Irons went missing a year earlier in Jeffrey’s Hell, a real place in Eastern Tennessee. The location’s name alone demands a story, and there is no shortage of urban legends and takes on aliens, monsters, ghosts, and cryptids. In Chest, the film crew was looking for a chest hidden in a cave that may or may not exist. In Jeffrey’s Hell, a new film crew is looking for Irons. He went missing looking for information on Ebeneezer Jeffrey, for whom the area was named. A random post on social media for information sent him into the woods, where he was never seen again. It was only later that footage emerged from the dark web.

A series of bizarre interviews between the new documentary team and the cast and crew of Chest stretch the credibility of Jeffrey’s Hell. A sense of absurdity threatens to derail everything but is never allowed to fully teeter into hilarity. Something terrible happened, and no one can quite wrap their brains around it, so they use humor just as many would in similar circumstances.

Irons left a small stash of items, including his camera, outside the cave where his last known whereabouts. That’s a touch convenient, and one of the interviewees sagely makes that connection, but as with most films like this, you have to actually find the footage to have a story so that plot device can be forgiven. The movie starts to feel the strain when those boundaries are pushed further. Fool us once, and we will ignore it. Fool us a second time, and we begin to cry foul.

All of Irons’ comments sprinkled in throughout meant to allow his stupidest decisions to go unquestioned have the opposite effect. Maybe he just said all of his bonehead decisions were dumb because he needed to convince himself not to do it but failed. Especially considering his depressive admission earlier, it’s plausible these portions were instead indicative of a mental illness, which makes the story much more believable and what happens later so much more compelling.

The first half of the film is weakest, and your tolerance for ridiculousness will be tested. If you view the film’s first half as a work product from the new crew and Irons’ talking head commentary as tragic self-reflection, then the back half of Jeffrey’s Hell has real power. It is here that Irons shines both as an actor, director, writer, cinematographer, and editor. Once he descends into the darkness, a myriad of demons, mostly of the internal variety, are unleashed.

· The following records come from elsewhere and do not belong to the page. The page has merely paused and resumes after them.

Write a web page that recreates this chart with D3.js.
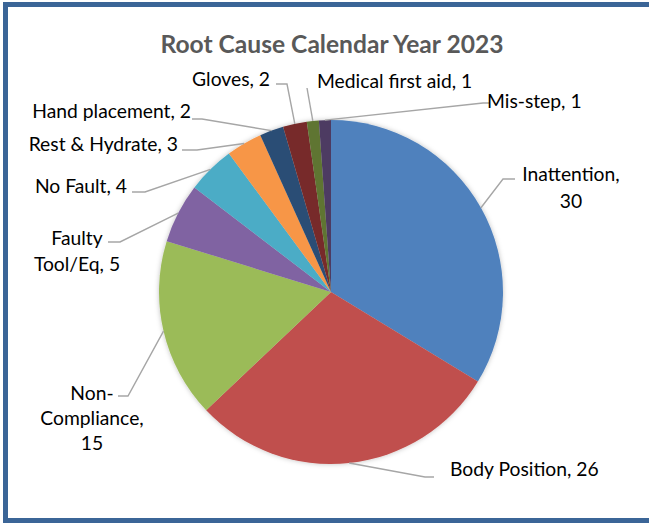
<!DOCTYPE html>
<html>
<head>
<meta charset="utf-8">
<script src="https://cdn.jsdelivr.net/npm/d3@7"></script>
<style>
  html, body { margin: 0; padding: 0; background: #fff; }
  svg { display: block; }
</style>
</head>
<body>
<svg id="chart" width="649" height="523"></svg>
<script>
// ---- data ----
const categories = ["Inattention", "Body Position", "Non-Compliance", "Faulty Tool/Eq", "No Fault",
                    "Rest & Hydrate", "Hand placement", "Gloves", "Medical first aid", "Mis-step"];
const values = [30, 26, 15, 5, 4, 3, 2, 2, 1, 1];
const colors = ["#4F81BD", "#C0504D", "#9BBB59", "#8064A2", "#4BACC6",
                "#F79646", "#2C4D75", "#772C2A", "#5F7530", "#4D3B62"];
const title = "Root Cause Calendar Year 2023";

// ---- layout (label placement, not data) ----
const labelLayout = [
  { anchor: "middle", x: 571, y: [173, 200], split: [", "], elbow: [503, 179], end: [515, 179] },
  { anchor: "start",  x: 450, y: [468], split: [], elbow: [425, 477], end: [434, 477] },
  { anchor: "middle", x: 92,  y: [392, 417, 442], split: ["-", ", "], elbow: [128, 396], end: [118, 396] },
  { anchor: "middle", x: 77,  y: [237, 263], split: [" "], elbow: [120, 242], end: [108, 242] },
  { anchor: "end",    x: 127, y: [185], split: [], elbow: [145, 192], end: [132, 192] },
  { anchor: "end",    x: 178, y: [143], split: [], elbow: [197, 150], end: [182, 150] },
  { anchor: "end",    x: 191, y: [110], split: [], elbow: [202, 119], end: [192, 119] },
  { anchor: "end",    x: 270, y: [78],  split: [], elbow: [287, 84],  end: [276, 84] },
  { anchor: "start",  x: 317, y: [80],  split: [], elbow: [307, 88],  end: [307, 88] },
  { anchor: "start",  x: 487, y: [100], split: [], elbow: [483, 103], end: [490, 103] }
];

const W = 649, H = 523;
const cx = 331, cy = 292, R = 172;
const svg = d3.select("#chart");

// frame
svg.append("rect").attr("x", 5.5).attr("y", 4.5).attr("width", W + 10).attr("height", H - 7)
  .attr("fill", "#fff").attr("stroke", "#3B6597").attr("stroke-width", 5);

// shadow filter
const defs = svg.append("defs");
const f = defs.append("filter").attr("id", "sh").attr("x", "-20%").attr("y", "-20%").attr("width", "140%").attr("height", "140%");
f.append("feDropShadow").attr("dx", 0).attr("dy", 0).attr("stdDeviation", 2.5)
  .attr("flood-color", "#000").attr("flood-opacity", 0.25);

// title
svg.append("text").attr("x", 332).attr("y", 43).attr("text-anchor", "middle")
  .attr("dominant-baseline", "central")
  .attr("font-family", "Lato, 'DejaVu Sans', sans-serif").attr("font-weight", "bold")
  .attr("font-size", 24.6).attr("fill", "#595959").text(title);

const data = categories.map((c, i) => ({ cat: c, value: values[i], color: colors[i], i }));
const pie = d3.pie().sort(null).value(d => d.value).startAngle(0).endAngle(2 * Math.PI);
const arcs = pie(data);
const arc = d3.arc().innerRadius(0).outerRadius(R);

const g = svg.append("g").attr("transform", `translate(${cx},${cy})`);
g.append("g").attr("filter", "url(#sh)")
  .selectAll("path").data(arcs).join("path")
  .attr("d", arc).attr("fill", d => d.data.color);

// leader lines
arcs.forEach(a => {
  const L = labelLayout[a.data.i];
  const mid = (a.startAngle + a.endAngle) / 2;
  const sx = cx + R * Math.sin(mid), sy = cy - R * Math.cos(mid);
  const pts = [[sx, sy], L.elbow, L.end];
  svg.append("path").attr("d", d3.line()(pts)).attr("fill", "none")
    .attr("stroke", "#A6A6A6").attr("stroke-width", 1.4);
});

// labels
function splitLabel(str, seps) {
  let parts = [str];
  seps.forEach(sep => {
    const last = parts.pop();
    const k = last.indexOf(sep);
    if (k < 0) { parts.push(last); return; }
    const keep = sep.trim();
    parts.push(last.slice(0, k) + keep, last.slice(k + sep.length).trimStart());
  });
  return parts;
}
arcs.forEach(a => {
  const L = labelLayout[a.data.i];
  const lines = splitLabel(`${a.data.cat}, ${a.data.value}`, L.split);
  const t = svg.append("text").attr("text-anchor", L.anchor)
    .attr("font-family", "Lato, 'DejaVu Sans', sans-serif").attr("font-size", 19.3)
    .attr("fill", "#000");
  lines.forEach((ln, j) => {
    t.append("tspan").attr("x", L.x).attr("y", L.y[j]).attr("dominant-baseline", "central").text(ln);
  });
});
</script>
</body>
</html>
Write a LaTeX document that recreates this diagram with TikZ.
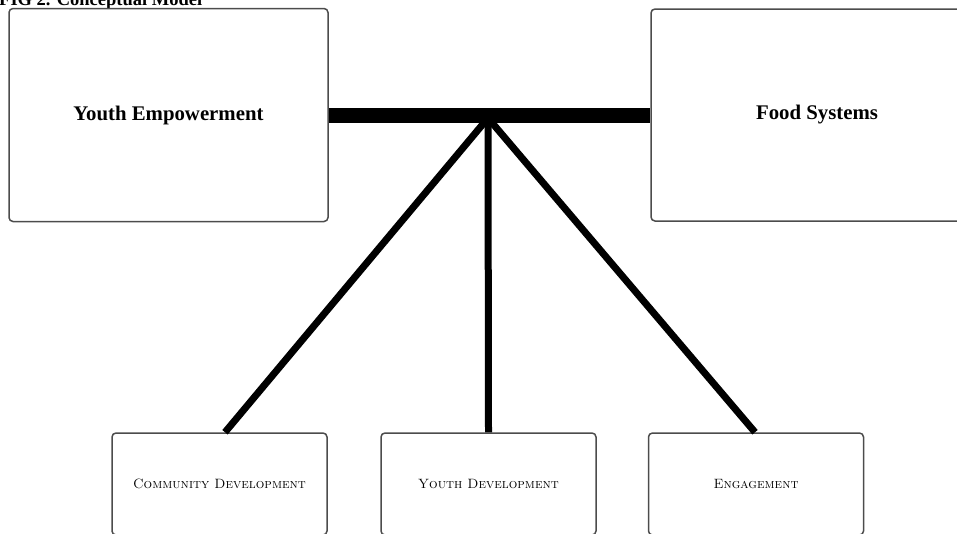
\documentclass[tikz,border=0pt]{standalone}
\usepackage{fontspec}
\newfontfamily\boxfont{Liberation Serif}

\tikzset{
    bigbox/.style={draw=gray!60!black, line width=1.5pt, rounded corners=4pt,
        inner sep=0pt, font=\boxfont\bfseries\fontsize{20.8}{24}\selectfont},
    smallbox/.style={draw=gray!60!black, line width=1.5pt, rounded corners=4pt,
        inner sep=0pt, minimum width=215pt, minimum height=102pt,
        font=\fontsize{13.5}{16}\selectfont\scshape},
    bar/.style={line width=15pt},
    spoke/.style={line width=7pt}
}

\begin{document}
\begin{tikzpicture}[x=1pt, y=-1pt]
    \clip (0,0) rectangle (957,533);

    % title (cut at the top)
    \node[anchor=base west, inner sep=0pt, font=\boxfont\bfseries\fontsize{18.5}{22}\selectfont] (title) at (-1,5) {FIG 2. Conceptual Model};

    % top boxes
    \node[bigbox, minimum width=319pt, minimum height=213pt] (emp) at (168.5,115) {Youth Empowerment};
    \node[bigbox, minimum width=332pt, minimum height=212pt] (food) at (817,115) {Food Systems};

    % bottom boxes
    \node[smallbox] (comm) at (219.5,484) {Community Development};
    \node[smallbox] (ydev) at (488.5,484) {Youth Development};
    \node[smallbox] (enga) at (756,484) {Engagement};

    % spokes
    \coordinate (hub) at (488,118);
    \draw[spoke] (hub) -- ([xshift=5.5pt]comm.north);
    \draw[spoke] (hub) -- (ydev.north);
    \draw[spoke] (hub) -- ([xshift=-1pt]enga.north);

    % bar between the top boxes
    \draw[bar] (emp.east) -- (food.west);
\end{tikzpicture}
\end{document}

Most of the time, there is nothing scarier than our minds. Jeffrey’s Hell brilliantly shows that. What comes out of the darkness and the darkest parts of Irons’ mind is harrowing. The camera work puts you in that cold, dark, lonely cave with Irons and is impactful. It is visually disturbing without tricks, and the simplicity of the shots allows you to feel Irons escalating horror. Reminiscent of Hellier, The Descent, and breakout freakfest The Outwaters, Jeffrey’s Hell is weird and creepy and packs a lasting punch. Does this cave really exist? What happened to Irons? Some things are better left alone.